此番经过,李济回忆:“傅先生亲自到开封办交涉,一待待了三个月,他常常指着自己的鼻子对我们说:你瞧,我为你们到安阳,我的鼻子都碰坏了!他对我们说这个笑话说了好些年。他为这个事情直接找到蒋介石,请蒋介石出一个条谕在安阳,才把这个问题解决。这件事情若不是傅先生办,别人也办不下来,而安阳的田野考古工作也就做不下去。”

命运在成就大师李济的同时,悲剧也如影随形。李济一生最大的悲剧是科学精神不能在中国生根,因此他内心的紧张焦虑常外化为与环境的冲突与对立。

1937年,李济护送国宝南迁,老父、爱妻和三个儿女随史语所步步撤离。迁徙途中,二女儿鹤徵1939年在昆明染疾而亡,大女儿凤徵1942年又在四川李庄不幸殒命。这件事对中国知识界震动很大,1944年陈寅恪在逃难途中,以他与史语所的公干和傅斯年的私谊都该迁往李庄,但李济的悲剧让他与家人望而却步,改道去了成都的燕京大学。1943年夏,美国驻华大使特别助理费正清,目睹了中国知识界朋友的生活状况,后来在《对华回忆录》中写到,因为物价飞涨,通货膨胀严重,学富五车的大学教授连糊口都很难做到。几年间,考古学家李济接连失去了两个孩子,社会学家陶孟和失去了妻子。李济对他说,大学生一个月没有吃到过肉和食油了,老百姓都在挨饿。当抗战胜利时,李济又告别家人,代表战胜国中国东渡日本去调查和收回被掠夺的文物,归国后回到李庄,老父亲已经瘫痪,只能抬回南京。1948年随着国内战事迫近,李济再一次护送文物迁台。两个月后他唯一的儿子李光谟却选择了与家人不同的人生道路——从台北回到上海,希冀“迎接一个新社会”……

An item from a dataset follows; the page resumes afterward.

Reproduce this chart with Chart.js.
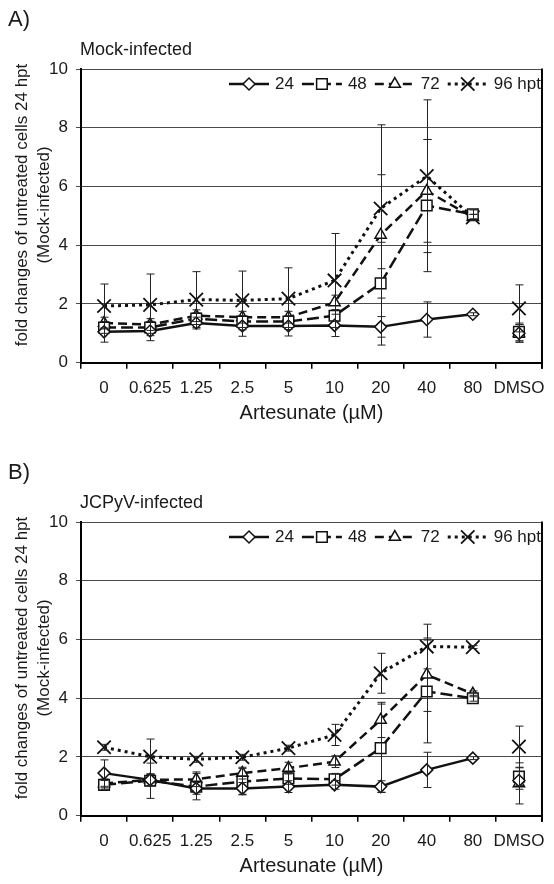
<!DOCTYPE html>
<html><head><meta charset="utf-8">
<script src="https://cdn.jsdelivr.net/npm/chart.js@4.4.1/dist/chart.umd.min.js"></script>
<style>
html,body{margin:0;padding:0;background:#fff;width:554px;height:884px;overflow:hidden;position:relative}
canvas{position:absolute;left:0}
#cA{top:0}
#cB{top:453px}
</style></head><body>
<canvas id="cA" width="554" height="431"></canvas>
<canvas id="cB" width="554" height="431"></canvas>
<script>
// ---------- data ----------
const categories = ['0', '0.625', '1.25', '2.5', '5', '10', '20', '40', '80', 'DMSO'];
const seriesLabels = ['24', '48', '72', '96 hpt'];
const yTicks = [0, 2, 4, 6, 8, 10];

// A) Mock-infected
const mock24 = [1.05, 1.08, 1.35, 1.25, 1.25, 1.27, 1.22, 1.47, 1.65, 1.0];
const mock48 = [1.2, 1.2, 1.5, 1.4, 1.4, 1.6, 2.7, 5.35, 5.05, 1.05];
const mock72 = [1.35, 1.3, 1.6, 1.55, 1.55, 2.05, 4.35, 5.85, 4.95, 1.0];
const mock96 = [1.93, 1.97, 2.15, 2.12, 2.18, 2.8, 5.25, 6.35, 4.95, 1.85];
const mockErr24 = [0.35, 0.33, 0.2, 0.35, 0.34, 0.38, 0.35, 0.6, 0.05, 0.3];
const mockErr48 = [0.2, 0.2, 0.2, 0.2, 0.2, 0.2, 0.5, 2.25, 0.15, 0.3];
const mockErr72 = [0.2, 0.2, 0.2, 0.2, 0.2, 0.25, 3.75, 1.75, 0.1, 0.3];
const mockErr96 = [0.75, 1.05, 0.95, 1.0, 1.05, 1.6, 1.15, 2.6, 0.1, 0.8];

// B) JCPyV-infected
const jc24 = [1.45, 1.22, 0.93, 0.93, 0.99, 1.05, 0.99, 1.56, 1.96, 1.2];
const jc48 = [1.05, 1.19, 0.99, 1.16, 1.27, 1.24, 2.3, 4.23, 4.0, 1.33];
const jc72 = [1.1, 1.22, 1.24, 1.45, 1.62, 1.84, 3.26, 4.8, 4.15, 1.1];
const jc96 = [2.33, 2.01, 1.92, 1.99, 2.3, 2.75, 4.85, 5.76, 5.74, 2.35];
const jcErr24 = [0.45, 0.2, 0.2, 0.2, 0.2, 0.15, 0.2, 0.6, 0.05, 0.3];
const jcErr48 = [0.15, 0.6, 0.45, 0.45, 0.2, 0.2, 1.5, 1.75, 0.1, 0.3];
const jcErr72 = [0.15, 0.2, 0.25, 0.2, 0.2, 0.2, 0.6, 1.25, 0.1, 0.7];
const jcErr96 = [0.1, 0.6, 0.1, 0.1, 0.1, 0.36, 0.68, 0.76, 0.05, 0.7];

// ---------- styling ----------
const FONT = "'Liberation Sans', Arial, Helvetica, sans-serif";
const INK = '#111';
const styles = [
  { borderDash: [], borderWidth: 2.5, pointStyle: 'rectRot', pointRadius: 6 },
  { borderDash: [12, 5], borderWidth: 2.5, pointStyle: 'rect', pointRadius: 7.5 },
  { borderDash: [9, 5], borderWidth: 2.5, pointStyle: 'triangle', pointRadius: 6.5 },
  { borderDash: [3, 4], borderWidth: 3, pointStyle: 'crossRot', pointRadius: 9.5 }
];

function drawMarker(ctx, style, r, x, y) {
  ctx.save();
  ctx.setLineDash([]);
  ctx.lineWidth = style === 'crossRot' ? 1.8 : 1.5;
  ctx.strokeStyle = INK;
  ctx.fillStyle = '#fff';
  Chart.helpers.drawPoint(ctx, { pointStyle: style, radius: r, rotation: 0, borderWidth: ctx.lineWidth }, x, y);
  ctx.restore();
}

function makeOverlay(errs, panel, subtitle) {
  return {
    id: 'overlay',
    afterDatasetsDraw(chart) {
      const { ctx, scales: { x, y } } = chart;
      ctx.save();
      ctx.strokeStyle = '#222';
      ctx.lineWidth = 1;
      ctx.setLineDash([]);
      chart.data.datasets.forEach((ds, i) => {
        errs[i].forEach((e, j) => {
          const v = ds.data[j];
          if (v == null || !e) return;
          const px = Math.round(x.getPixelForValue(j)) + 0.5;
          const yt = y.getPixelForValue(v + e);
          const yb = y.getPixelForValue(Math.max(v - e, 0));
          ctx.beginPath();
          ctx.moveTo(px, yt); ctx.lineTo(px, yb);
          ctx.moveTo(px - 4, yt); ctx.lineTo(px + 4, yt);
          ctx.moveTo(px - 4, yb); ctx.lineTo(px + 4, yb);
          ctx.stroke();
        });
      });
      ctx.restore();
    },
    afterDraw(chart) {
      const { ctx, chartArea: ca } = chart;
      ctx.save();
      // right frame line
      ctx.strokeStyle = '#000';
      ctx.lineWidth = 2;
      ctx.beginPath();
      ctx.moveTo(ca.right, ca.top - 0.5);
      ctx.lineTo(ca.right, ca.bottom + 6);
      ctx.stroke();
      // panel label + subtitle
      ctx.fillStyle = '#1a1a1a';
      ctx.textBaseline = 'middle';
      ctx.textAlign = 'left';
      ctx.font = `22px ${FONT}`;
      ctx.fillText(panel, 8, ca.top - 49);
      ctx.font = `18px ${FONT}`;
      ctx.fillText(subtitle, 80, ca.top - 19);
      // y axis title (two lines)
      ctx.font = `17px ${FONT}`;
      ctx.textAlign = 'center';
      const cy = ca.top + 136;
      ctx.save(); ctx.translate(22, cy); ctx.rotate(-Math.PI / 2);
      ctx.fillText('fold changes of untreated cells 24 hpt', 0, 0); ctx.restore();
      ctx.save(); ctx.translate(44, cy); ctx.rotate(-Math.PI / 2);
      ctx.fillText('(Mock-infected)', 0, 0); ctx.restore();
      // legend
      ctx.font = `17px ${FONT}`;
      ctx.textAlign = 'left';
      const ly = ca.top + 15;
      const LINE = 40, GAP1 = 6, GAP2 = 8;
      let xr = 541;
      const pos = [];
      for (let i = seriesLabels.length - 1; i >= 0; i--) {
        const w = ctx.measureText(seriesLabels[i]).width;
        const tx = xr - w;
        const lx1 = tx - GAP1, lx0 = lx1 - LINE;
        pos[i] = { tx, lx0, lx1 };
        xr = lx0 - GAP2;
      }
      seriesLabels.forEach((lab, i) => {
        const st = styles[i];
        const p = pos[i];
        ctx.strokeStyle = INK;
        ctx.lineWidth = st.borderWidth;
        ctx.setLineDash(st.borderDash);
        ctx.beginPath();
        ctx.moveTo(p.lx0, ly); ctx.lineTo(p.lx1, ly);
        ctx.stroke();
        drawMarker(ctx, st.pointStyle, st.pointRadius, (p.lx0 + p.lx1) / 2, ly);
        ctx.setLineDash([]);
        ctx.fillStyle = '#1a1a1a';
        ctx.fillText(lab, p.tx, ly);
      });
      ctx.restore();
    }
  };
}

function makeChart(id, series, errs, panel, subtitle) {
  const datasets = series.map((d, i) => ({
    label: seriesLabels[i],
    data: d,
    borderColor: INK,
    borderWidth: styles[i].borderWidth,
    borderDash: styles[i].borderDash,
    pointStyle: styles[i].pointStyle,
    pointRadius: styles[i].pointRadius,
    pointBackgroundColor: '#fff',
    pointBorderColor: INK,
    pointBorderWidth: styles[i].pointStyle === 'crossRot' ? 1.8 : 1.5,
    fill: false,
    tension: 0,
    segment: { borderColor: c => (c.p1DataIndex === categories.length - 1 ? 'rgba(0,0,0,0)' : undefined) }
  }));
  return new Chart(document.getElementById(id), {
    type: 'line',
    data: { labels: categories, datasets },
    options: {
      responsive: false,
      animation: false,
      devicePixelRatio: 1,
      layout: { padding: { top: 69, right: 7, left: 0, bottom: 0 } },
      plugins: { legend: { display: false }, tooltip: { enabled: false } },
      scales: {
        x: {
          offset: true,
          grid: { offset: true, drawOnChartArea: false, drawTicks: true, tickLength: 6, color: '#000', lineWidth: 1.5 },
          border: { color: '#000', width: 2 },
          ticks: { font: { size: 17, family: FONT }, color: '#1a1a1a', padding: 9, maxRotation: 0, autoSkip: false },
          title: { display: true, text: 'Artesunate (µM)', color: '#1a1a1a', font: { size: 20, family: FONT }, padding: { top: 0, bottom: 6 } },
          afterFit: s => { s.height = 68.3; }
        },
        y: {
          min: 0, max: 10,
          afterBuildTicks: s => { s.ticks = yTicks.map(v => ({ value: v })); },
          grid: { color: '#4a4a4a', lineWidth: 1, tickLength: 5 },
          border: { color: '#000', width: 2 },
          ticks: { font: { size: 17, family: FONT }, color: '#1a1a1a', padding: 8 },
          afterFit: s => { s.width = 81; }
        }
      }
    },
    plugins: [makeOverlay(errs, panel, subtitle)]
  });
}

makeChart('cA', [mock24, mock48, mock72, mock96], [mockErr24, mockErr48, mockErr72, mockErr96], 'A)', 'Mock-infected');
makeChart('cB', [jc24, jc48, jc72, jc96], [jcErr24, jcErr48, jcErr72, jcErr96], 'B)', 'JCPyV-infected');
</script>
</body></html>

接踵而至的,还有大陆考古界同行的批判和门生的反戈。20世纪50年代初,郭沫若曾发表过一篇名为《蜥蜴的残梦》的文章,把以前搞田野考古的人比拟为蜥蜴之类的爬虫,抨击他们是“捧着金碗讨饭”。1959年,大陆考古界开展了对李济的猛烈围剿,有人试图从学者道德和学术水平上贬损李济,动摇他的学术根基。离开大陆前,他曾将大女儿的骨骸托付一位弟子照管,“文革”中竟遭人揭发,那个弟子被迫向造反派交出,最后竟自杀身死……在台湾,李济把自己培养的得意门生张光直推荐到了哈佛,毕业后张光直没有按照他的预期回台接替衣钵。他曾过继内兄之子作为义子,在他精心培养下,义子李光周终于在留学归来后接掌父亲创建的台大考古人类学系,但在李济去世六年后,也不幸病逝……

中国考古之父的一生,为国家考古界做出了巨大的贡献,却在失望中离开了世界,让人唏嘘。